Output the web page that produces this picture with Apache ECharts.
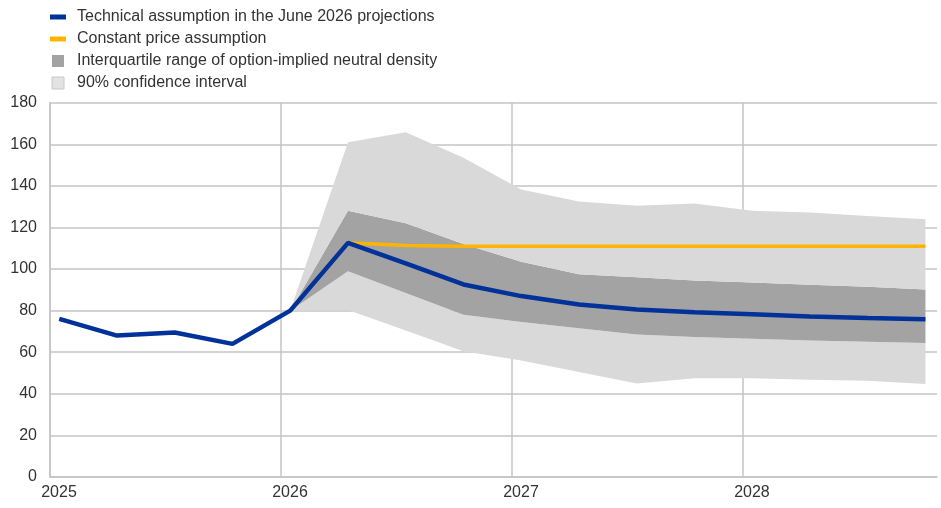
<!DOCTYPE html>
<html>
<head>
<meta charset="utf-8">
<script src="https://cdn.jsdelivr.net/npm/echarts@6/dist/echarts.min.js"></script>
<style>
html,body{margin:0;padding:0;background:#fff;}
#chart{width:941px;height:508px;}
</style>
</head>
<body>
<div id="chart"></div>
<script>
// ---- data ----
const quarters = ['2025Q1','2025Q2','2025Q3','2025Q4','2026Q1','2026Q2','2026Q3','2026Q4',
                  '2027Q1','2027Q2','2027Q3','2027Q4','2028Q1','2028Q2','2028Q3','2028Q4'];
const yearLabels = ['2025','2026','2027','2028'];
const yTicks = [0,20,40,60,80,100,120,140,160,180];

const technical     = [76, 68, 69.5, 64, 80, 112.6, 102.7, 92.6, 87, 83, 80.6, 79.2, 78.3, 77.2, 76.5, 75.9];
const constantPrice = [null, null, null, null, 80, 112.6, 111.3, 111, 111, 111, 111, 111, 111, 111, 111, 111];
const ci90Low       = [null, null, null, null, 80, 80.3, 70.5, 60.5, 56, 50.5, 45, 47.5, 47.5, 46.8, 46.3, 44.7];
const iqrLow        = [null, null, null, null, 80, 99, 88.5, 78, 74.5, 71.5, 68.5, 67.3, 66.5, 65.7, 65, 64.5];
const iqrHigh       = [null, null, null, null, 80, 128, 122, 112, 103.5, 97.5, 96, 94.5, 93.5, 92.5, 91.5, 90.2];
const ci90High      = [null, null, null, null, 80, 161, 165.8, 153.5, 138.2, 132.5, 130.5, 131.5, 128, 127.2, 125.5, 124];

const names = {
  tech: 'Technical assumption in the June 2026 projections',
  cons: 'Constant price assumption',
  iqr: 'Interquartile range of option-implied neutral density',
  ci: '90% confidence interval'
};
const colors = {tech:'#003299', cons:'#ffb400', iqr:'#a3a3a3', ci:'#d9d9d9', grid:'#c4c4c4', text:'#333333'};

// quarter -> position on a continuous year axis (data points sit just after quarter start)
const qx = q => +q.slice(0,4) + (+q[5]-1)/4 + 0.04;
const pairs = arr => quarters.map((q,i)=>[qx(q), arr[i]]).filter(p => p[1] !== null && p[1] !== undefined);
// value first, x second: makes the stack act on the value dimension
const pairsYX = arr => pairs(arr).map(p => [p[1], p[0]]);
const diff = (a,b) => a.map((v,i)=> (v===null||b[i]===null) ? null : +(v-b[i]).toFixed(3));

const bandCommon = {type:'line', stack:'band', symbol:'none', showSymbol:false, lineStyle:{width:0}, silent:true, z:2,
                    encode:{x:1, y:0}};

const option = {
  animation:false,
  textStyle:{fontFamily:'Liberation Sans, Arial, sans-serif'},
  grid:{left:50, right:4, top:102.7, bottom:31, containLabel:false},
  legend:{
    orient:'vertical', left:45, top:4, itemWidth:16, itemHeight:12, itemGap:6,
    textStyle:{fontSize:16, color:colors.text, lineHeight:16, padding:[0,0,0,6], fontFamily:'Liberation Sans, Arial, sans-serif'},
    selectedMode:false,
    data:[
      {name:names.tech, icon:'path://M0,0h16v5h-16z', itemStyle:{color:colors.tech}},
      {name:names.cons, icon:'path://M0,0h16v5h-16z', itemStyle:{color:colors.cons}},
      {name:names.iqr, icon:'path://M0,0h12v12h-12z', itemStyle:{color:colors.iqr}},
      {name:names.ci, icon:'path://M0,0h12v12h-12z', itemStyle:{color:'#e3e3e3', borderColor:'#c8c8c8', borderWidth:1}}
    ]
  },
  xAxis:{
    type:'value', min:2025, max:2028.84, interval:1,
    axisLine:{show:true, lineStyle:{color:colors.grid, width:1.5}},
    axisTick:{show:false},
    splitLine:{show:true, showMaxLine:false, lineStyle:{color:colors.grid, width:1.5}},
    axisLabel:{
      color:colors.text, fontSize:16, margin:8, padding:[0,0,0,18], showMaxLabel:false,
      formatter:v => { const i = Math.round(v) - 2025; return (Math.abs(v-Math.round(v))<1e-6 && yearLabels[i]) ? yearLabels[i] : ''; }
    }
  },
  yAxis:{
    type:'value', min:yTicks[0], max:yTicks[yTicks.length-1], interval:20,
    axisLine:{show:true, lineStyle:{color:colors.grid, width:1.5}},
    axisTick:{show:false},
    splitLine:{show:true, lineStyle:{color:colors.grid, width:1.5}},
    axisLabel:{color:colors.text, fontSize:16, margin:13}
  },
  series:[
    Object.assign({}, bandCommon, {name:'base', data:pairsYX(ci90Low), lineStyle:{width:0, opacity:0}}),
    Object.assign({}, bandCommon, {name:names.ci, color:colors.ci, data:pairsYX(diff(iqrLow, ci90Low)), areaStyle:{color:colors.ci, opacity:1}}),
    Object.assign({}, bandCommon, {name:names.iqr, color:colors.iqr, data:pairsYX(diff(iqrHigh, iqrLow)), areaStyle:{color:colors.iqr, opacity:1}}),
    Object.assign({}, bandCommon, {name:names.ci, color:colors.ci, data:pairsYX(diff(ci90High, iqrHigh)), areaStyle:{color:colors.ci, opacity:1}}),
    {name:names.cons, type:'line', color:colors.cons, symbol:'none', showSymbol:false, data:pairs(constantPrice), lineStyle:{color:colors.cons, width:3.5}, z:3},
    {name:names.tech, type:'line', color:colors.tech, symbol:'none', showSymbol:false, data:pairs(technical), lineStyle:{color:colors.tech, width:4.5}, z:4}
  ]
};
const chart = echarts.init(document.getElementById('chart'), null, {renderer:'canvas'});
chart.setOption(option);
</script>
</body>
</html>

* * *

◆ What you are asked to do: Your task is to return the lines above, from the first one up to and including the line containing "const yTicks = [0,20,40,60,80,100,120,140,160,180];", minus any pictures.

◆ Completed task:
Output the web page that produces this picture with Apache ECharts.
<!DOCTYPE html>
<html>
<head>
<meta charset="utf-8">
<script src="https://cdn.jsdelivr.net/npm/echarts@6/dist/echarts.min.js"></script>
<style>
html,body{margin:0;padding:0;background:#fff;}
#chart{width:941px;height:508px;}
</style>
</head>
<body>
<div id="chart"></div>
<script>
// ---- data ----
const quarters = ['2025Q1','2025Q2','2025Q3','2025Q4','2026Q1','2026Q2','2026Q3','2026Q4',
                  '2027Q1','2027Q2','2027Q3','2027Q4','2028Q1','2028Q2','2028Q3','2028Q4'];
const yearLabels = ['2025','2026','2027','2028'];
const yTicks = [0,20,40,60,80,100,120,140,160,180];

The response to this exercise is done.